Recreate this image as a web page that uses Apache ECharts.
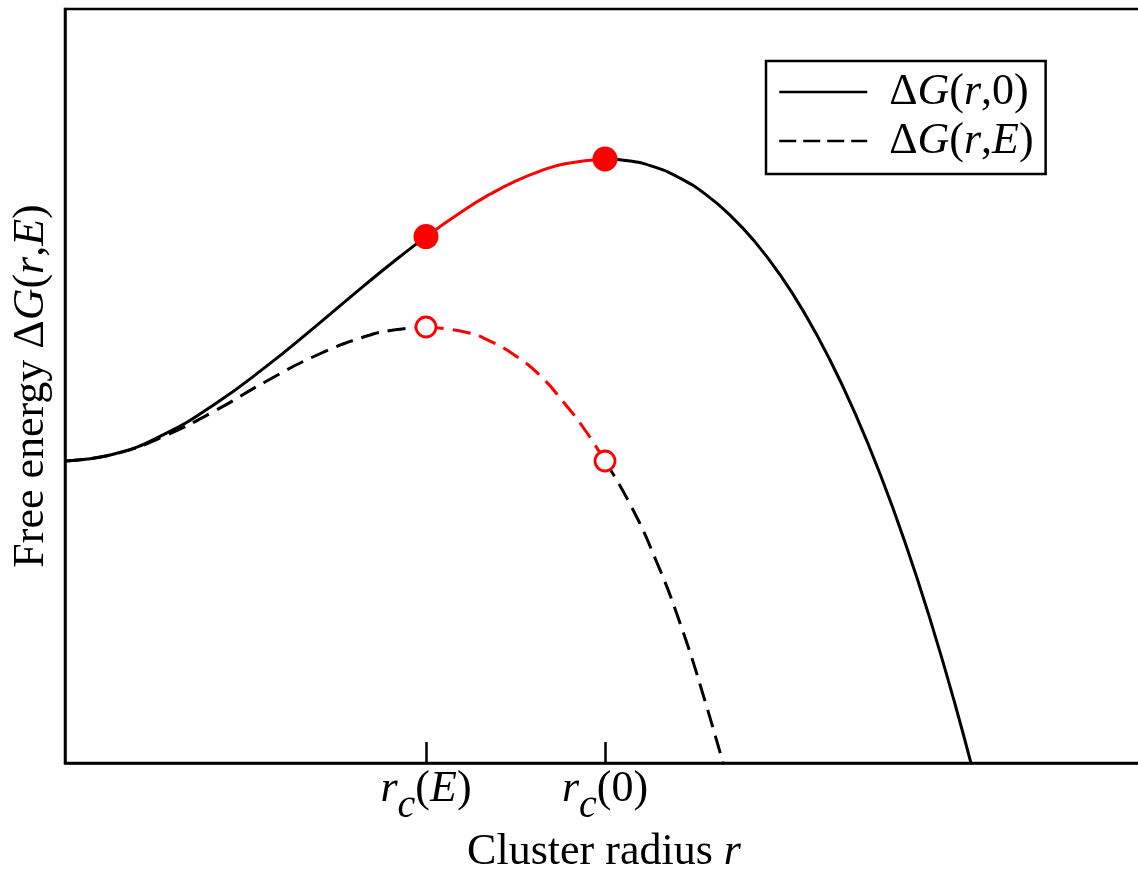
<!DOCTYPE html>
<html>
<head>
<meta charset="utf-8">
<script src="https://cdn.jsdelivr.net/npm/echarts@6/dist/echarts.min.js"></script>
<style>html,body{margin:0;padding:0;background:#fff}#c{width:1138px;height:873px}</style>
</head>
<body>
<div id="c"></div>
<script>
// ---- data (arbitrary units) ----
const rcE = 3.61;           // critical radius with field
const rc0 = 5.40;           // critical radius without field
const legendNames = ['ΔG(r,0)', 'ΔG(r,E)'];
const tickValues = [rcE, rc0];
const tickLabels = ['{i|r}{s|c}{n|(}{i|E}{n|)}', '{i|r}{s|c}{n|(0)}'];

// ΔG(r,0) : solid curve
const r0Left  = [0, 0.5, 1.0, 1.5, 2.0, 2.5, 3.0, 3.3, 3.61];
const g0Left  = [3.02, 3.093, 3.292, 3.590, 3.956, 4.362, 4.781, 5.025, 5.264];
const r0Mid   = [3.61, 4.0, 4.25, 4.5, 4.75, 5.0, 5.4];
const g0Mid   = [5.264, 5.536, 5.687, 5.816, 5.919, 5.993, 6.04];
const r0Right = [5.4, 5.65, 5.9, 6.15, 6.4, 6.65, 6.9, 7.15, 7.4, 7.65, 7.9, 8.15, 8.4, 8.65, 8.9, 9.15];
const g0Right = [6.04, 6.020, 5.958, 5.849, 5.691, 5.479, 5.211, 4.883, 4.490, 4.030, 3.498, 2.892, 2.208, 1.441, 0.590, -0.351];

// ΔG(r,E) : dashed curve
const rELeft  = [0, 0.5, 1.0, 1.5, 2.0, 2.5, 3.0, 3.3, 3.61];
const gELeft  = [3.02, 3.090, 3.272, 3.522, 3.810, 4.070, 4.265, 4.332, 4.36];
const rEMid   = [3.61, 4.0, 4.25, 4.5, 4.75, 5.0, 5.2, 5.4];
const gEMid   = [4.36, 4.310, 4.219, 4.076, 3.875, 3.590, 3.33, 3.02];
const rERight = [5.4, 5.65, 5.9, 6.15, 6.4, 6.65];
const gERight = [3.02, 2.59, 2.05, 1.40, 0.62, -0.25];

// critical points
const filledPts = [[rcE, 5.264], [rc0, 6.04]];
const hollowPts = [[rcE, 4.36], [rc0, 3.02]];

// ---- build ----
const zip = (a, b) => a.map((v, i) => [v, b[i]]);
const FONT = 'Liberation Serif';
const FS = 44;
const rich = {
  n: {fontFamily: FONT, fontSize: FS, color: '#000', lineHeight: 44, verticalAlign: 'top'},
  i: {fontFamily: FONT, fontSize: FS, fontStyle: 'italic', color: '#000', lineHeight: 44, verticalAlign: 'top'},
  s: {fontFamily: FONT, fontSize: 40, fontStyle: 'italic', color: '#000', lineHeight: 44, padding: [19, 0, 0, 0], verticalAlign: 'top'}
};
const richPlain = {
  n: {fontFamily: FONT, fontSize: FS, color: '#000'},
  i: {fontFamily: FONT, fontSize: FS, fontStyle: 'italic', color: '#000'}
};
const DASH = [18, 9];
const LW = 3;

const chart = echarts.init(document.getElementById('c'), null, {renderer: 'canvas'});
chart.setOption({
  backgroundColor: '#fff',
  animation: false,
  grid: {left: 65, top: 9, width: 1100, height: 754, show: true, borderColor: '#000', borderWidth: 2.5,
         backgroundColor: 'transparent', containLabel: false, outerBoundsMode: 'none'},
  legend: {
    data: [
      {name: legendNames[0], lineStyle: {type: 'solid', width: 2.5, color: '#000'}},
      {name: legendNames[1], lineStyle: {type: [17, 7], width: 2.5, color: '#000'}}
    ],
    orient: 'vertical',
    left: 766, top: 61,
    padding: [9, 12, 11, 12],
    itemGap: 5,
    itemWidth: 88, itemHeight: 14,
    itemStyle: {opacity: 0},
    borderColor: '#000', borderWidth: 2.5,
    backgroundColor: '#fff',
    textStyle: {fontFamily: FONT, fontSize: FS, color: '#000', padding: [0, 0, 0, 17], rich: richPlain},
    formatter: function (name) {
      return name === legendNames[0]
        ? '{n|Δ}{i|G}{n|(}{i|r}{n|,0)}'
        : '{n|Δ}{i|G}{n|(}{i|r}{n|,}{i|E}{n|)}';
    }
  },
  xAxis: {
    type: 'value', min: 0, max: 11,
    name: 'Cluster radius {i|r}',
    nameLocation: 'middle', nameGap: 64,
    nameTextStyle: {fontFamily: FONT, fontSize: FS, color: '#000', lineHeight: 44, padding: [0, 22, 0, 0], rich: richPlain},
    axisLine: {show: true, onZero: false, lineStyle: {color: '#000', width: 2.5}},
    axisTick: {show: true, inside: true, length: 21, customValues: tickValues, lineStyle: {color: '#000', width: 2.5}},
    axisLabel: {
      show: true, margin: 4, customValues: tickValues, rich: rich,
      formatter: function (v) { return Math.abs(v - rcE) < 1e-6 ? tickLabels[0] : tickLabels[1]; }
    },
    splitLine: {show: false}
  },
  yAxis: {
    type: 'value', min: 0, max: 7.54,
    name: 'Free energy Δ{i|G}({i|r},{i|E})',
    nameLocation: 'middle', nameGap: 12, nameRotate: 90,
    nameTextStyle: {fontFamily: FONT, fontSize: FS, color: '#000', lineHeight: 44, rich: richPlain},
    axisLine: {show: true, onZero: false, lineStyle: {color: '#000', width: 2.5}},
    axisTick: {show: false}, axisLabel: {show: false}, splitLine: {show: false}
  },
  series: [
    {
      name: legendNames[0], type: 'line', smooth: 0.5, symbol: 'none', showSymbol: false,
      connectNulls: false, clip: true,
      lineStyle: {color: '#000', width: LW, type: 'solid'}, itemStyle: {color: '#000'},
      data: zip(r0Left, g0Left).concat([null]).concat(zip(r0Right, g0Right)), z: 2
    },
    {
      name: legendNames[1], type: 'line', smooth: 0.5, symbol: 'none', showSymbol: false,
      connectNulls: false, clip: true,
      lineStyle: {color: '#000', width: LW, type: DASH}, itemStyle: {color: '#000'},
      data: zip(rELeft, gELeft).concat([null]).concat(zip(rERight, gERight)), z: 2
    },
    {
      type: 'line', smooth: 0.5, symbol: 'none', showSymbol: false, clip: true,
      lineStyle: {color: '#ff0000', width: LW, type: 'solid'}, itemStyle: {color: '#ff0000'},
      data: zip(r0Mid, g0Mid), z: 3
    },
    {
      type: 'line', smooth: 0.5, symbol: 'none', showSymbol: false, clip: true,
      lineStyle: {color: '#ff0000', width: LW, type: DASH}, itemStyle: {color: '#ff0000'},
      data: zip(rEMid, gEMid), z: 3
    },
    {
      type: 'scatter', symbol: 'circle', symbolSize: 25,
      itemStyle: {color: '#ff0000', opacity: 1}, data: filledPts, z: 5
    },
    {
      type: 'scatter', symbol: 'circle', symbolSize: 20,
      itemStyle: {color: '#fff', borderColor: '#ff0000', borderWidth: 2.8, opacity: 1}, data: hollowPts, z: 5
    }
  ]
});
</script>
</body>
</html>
* * *
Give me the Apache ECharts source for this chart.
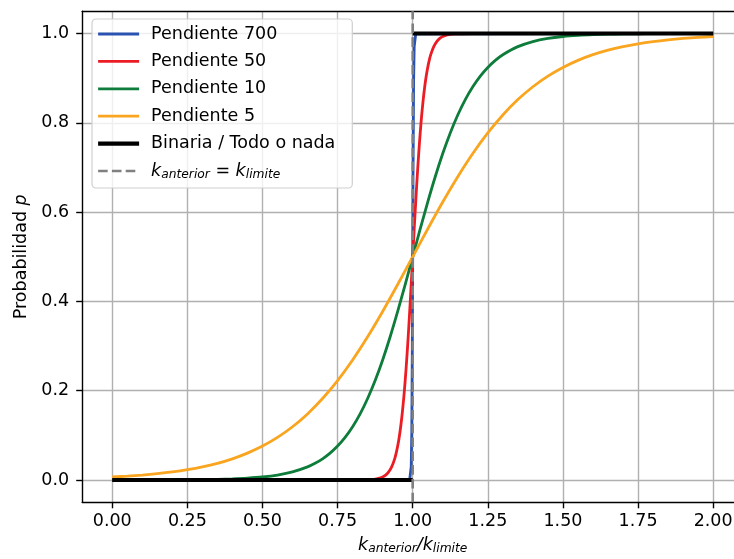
==
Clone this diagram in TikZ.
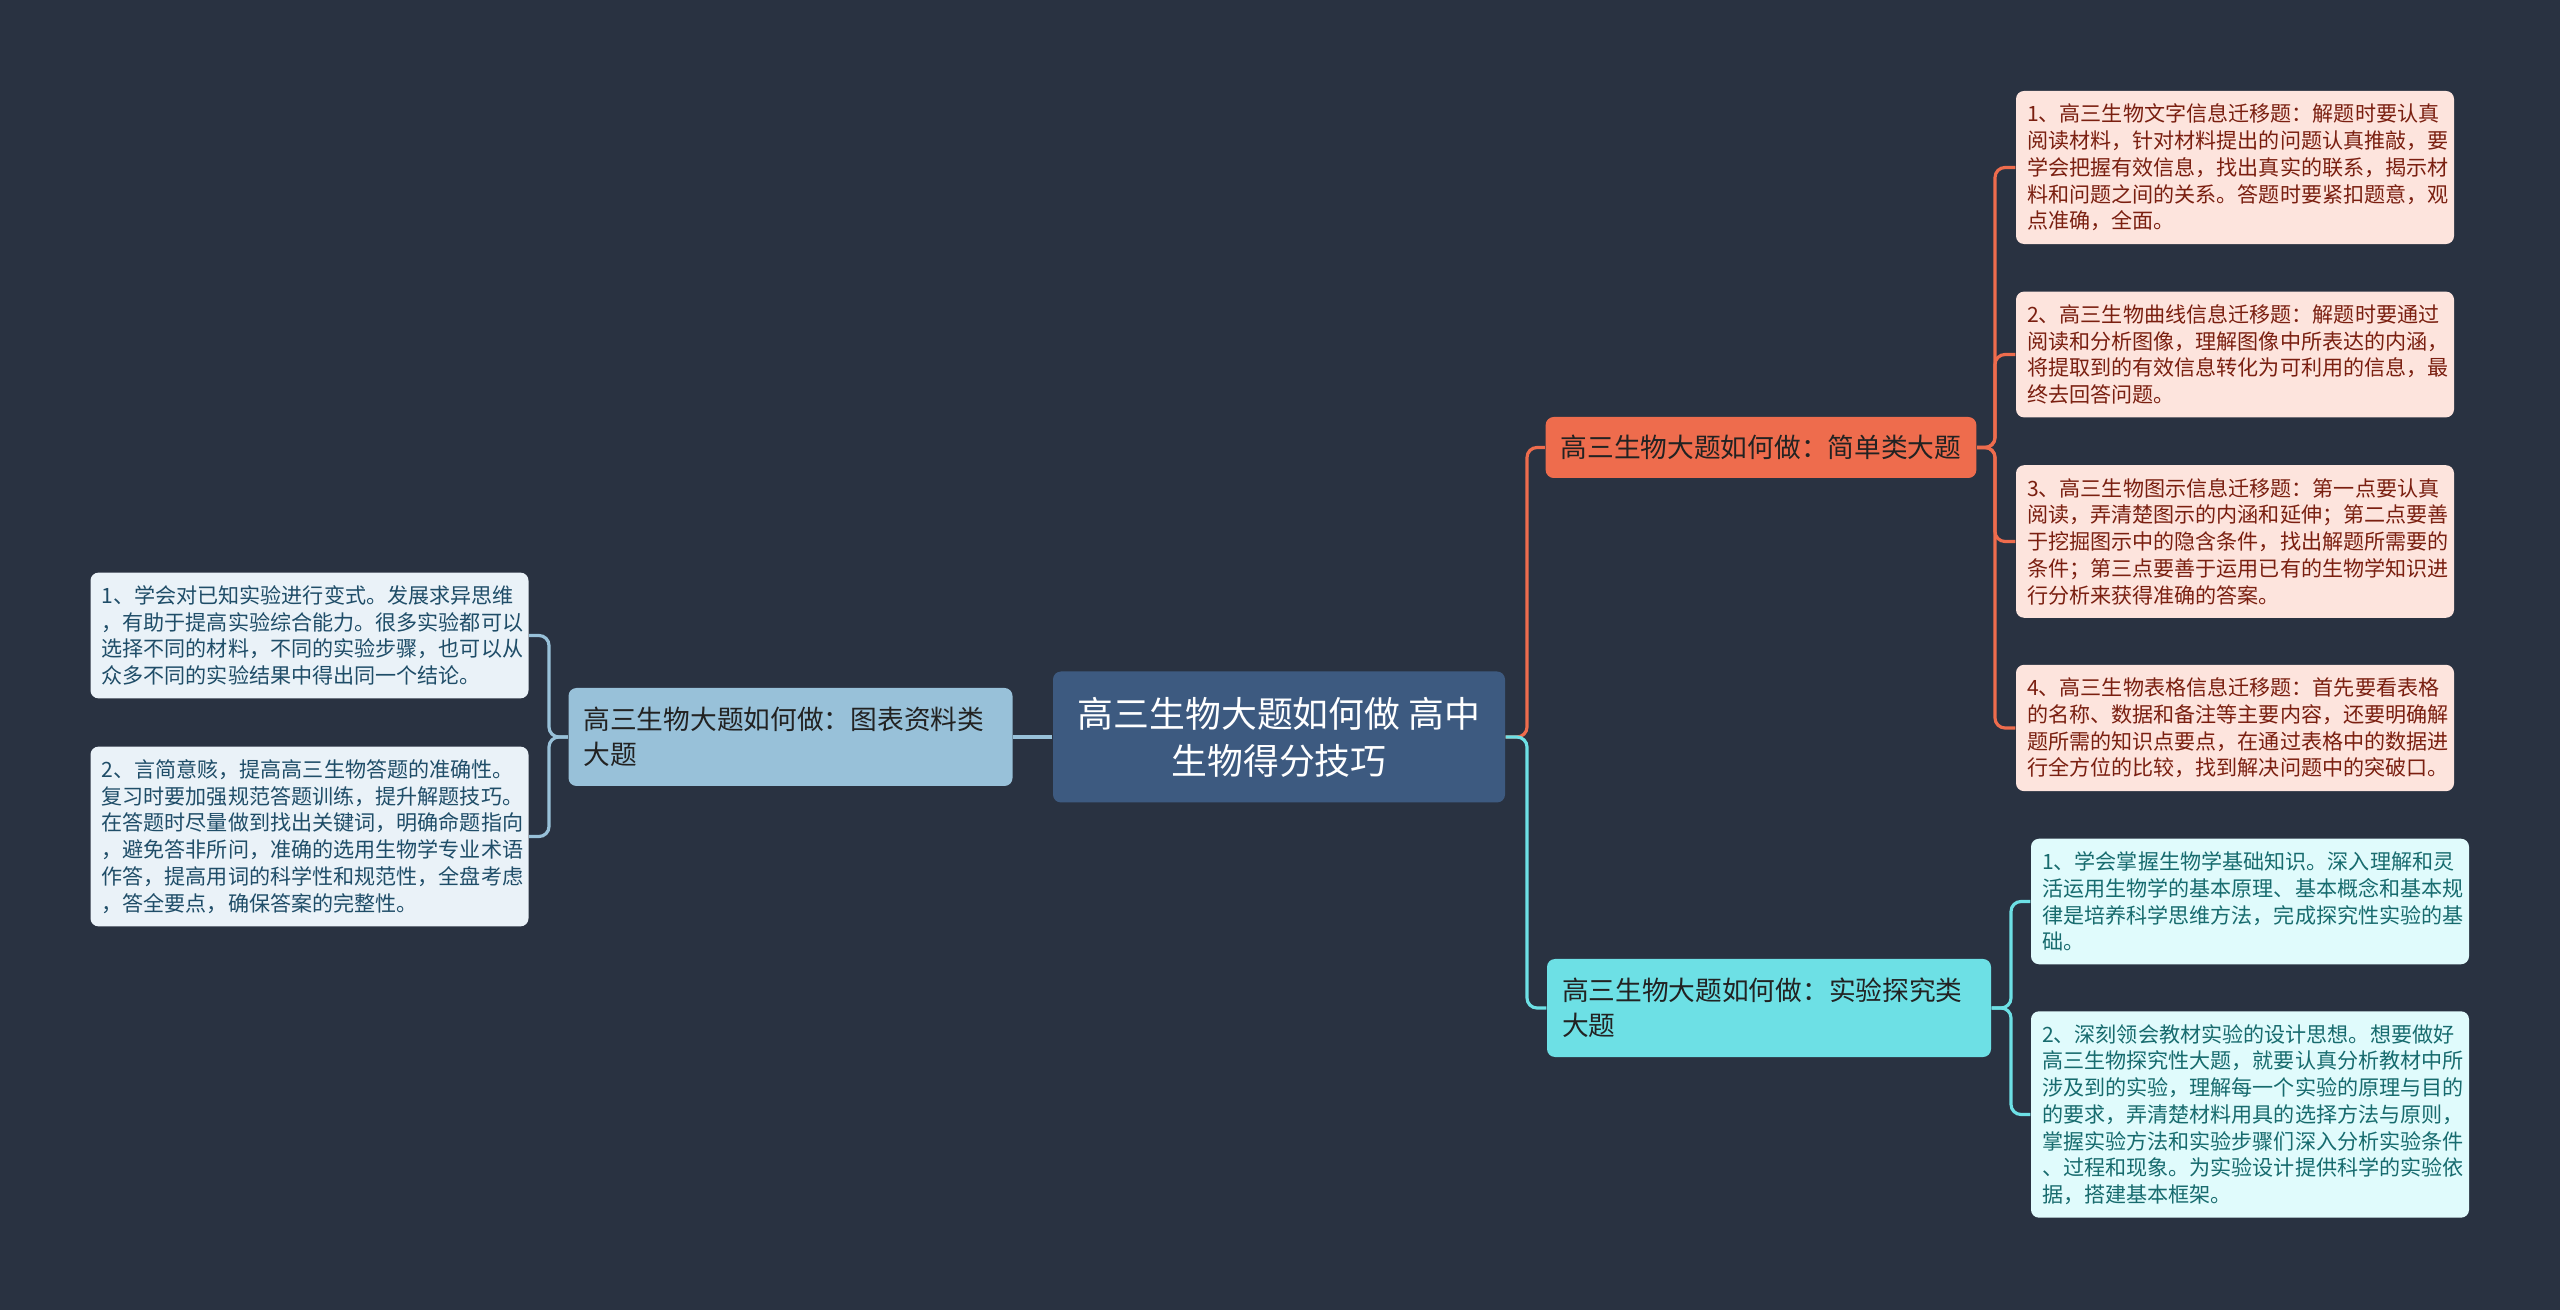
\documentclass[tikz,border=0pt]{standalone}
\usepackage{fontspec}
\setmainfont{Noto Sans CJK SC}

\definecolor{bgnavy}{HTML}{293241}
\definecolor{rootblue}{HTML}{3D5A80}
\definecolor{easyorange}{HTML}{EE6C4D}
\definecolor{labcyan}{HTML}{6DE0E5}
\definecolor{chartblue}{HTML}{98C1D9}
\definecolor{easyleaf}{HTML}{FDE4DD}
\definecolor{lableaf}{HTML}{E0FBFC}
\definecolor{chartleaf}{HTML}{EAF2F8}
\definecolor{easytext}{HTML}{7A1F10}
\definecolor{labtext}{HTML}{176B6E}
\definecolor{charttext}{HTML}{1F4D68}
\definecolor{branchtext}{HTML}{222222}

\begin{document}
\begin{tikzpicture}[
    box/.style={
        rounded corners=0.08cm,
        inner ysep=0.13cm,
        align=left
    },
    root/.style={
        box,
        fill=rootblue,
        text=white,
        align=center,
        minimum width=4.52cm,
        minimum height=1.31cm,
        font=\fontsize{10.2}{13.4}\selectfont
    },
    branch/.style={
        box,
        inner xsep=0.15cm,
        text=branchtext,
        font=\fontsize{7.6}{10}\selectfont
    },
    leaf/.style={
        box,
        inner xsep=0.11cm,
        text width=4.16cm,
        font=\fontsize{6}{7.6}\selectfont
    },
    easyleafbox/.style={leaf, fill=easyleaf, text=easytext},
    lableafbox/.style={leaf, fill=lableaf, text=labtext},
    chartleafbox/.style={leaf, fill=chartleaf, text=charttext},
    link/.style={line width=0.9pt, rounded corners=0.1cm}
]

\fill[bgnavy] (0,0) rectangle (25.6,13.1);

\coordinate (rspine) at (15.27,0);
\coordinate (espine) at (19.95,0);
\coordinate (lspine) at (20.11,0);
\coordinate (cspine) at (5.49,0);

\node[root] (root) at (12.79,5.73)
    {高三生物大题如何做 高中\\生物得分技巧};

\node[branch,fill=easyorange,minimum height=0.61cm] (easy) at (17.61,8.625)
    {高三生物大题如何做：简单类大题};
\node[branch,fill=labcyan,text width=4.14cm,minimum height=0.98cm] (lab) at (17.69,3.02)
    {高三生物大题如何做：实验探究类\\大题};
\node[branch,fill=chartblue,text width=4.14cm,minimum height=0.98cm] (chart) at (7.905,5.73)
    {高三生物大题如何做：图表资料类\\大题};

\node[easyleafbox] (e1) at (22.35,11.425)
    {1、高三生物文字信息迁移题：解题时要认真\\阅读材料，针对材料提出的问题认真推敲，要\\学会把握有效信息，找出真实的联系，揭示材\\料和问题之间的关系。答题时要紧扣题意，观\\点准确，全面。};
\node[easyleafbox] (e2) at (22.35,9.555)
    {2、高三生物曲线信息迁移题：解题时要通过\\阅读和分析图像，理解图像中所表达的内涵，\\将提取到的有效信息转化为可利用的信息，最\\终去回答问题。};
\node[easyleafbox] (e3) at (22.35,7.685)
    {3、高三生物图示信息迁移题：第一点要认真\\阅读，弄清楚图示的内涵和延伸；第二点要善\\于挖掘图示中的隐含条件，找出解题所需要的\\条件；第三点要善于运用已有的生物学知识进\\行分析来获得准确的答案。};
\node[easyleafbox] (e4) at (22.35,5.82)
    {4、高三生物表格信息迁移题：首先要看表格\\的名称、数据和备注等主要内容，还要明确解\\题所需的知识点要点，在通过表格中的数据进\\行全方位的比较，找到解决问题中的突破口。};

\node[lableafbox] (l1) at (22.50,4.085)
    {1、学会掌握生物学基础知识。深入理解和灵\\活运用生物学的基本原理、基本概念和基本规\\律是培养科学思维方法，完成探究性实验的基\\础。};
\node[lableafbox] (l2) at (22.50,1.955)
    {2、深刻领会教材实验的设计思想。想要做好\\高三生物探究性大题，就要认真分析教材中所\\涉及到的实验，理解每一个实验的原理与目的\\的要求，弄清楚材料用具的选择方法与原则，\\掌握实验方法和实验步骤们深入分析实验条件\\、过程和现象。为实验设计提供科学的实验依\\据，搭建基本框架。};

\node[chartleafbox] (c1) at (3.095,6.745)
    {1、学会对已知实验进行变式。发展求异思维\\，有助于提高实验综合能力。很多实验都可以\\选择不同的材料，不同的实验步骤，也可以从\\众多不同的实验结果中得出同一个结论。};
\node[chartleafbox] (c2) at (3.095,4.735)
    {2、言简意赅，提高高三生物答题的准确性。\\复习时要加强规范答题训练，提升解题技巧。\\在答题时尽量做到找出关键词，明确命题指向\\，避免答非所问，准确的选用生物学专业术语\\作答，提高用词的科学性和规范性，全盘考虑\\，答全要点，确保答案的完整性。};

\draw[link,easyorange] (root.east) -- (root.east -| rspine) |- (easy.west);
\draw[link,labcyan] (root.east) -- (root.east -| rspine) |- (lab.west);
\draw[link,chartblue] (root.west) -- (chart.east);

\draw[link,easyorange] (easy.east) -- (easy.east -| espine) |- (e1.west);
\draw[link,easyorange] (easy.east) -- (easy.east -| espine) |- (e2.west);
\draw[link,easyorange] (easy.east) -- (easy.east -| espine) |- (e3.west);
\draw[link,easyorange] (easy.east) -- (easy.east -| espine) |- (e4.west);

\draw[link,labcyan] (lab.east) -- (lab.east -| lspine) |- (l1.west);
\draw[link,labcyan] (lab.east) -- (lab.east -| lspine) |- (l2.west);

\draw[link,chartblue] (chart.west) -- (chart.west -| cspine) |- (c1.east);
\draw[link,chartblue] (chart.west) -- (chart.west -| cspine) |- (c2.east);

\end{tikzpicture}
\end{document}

__Exercise goal__. Take every line containing the word "this" and copy it.

__Worked answer__.
Recreate this image as a web page that uses Apache ECharts.
Give me the Apache ECharts source for this chart.
Clone this diagram in TikZ.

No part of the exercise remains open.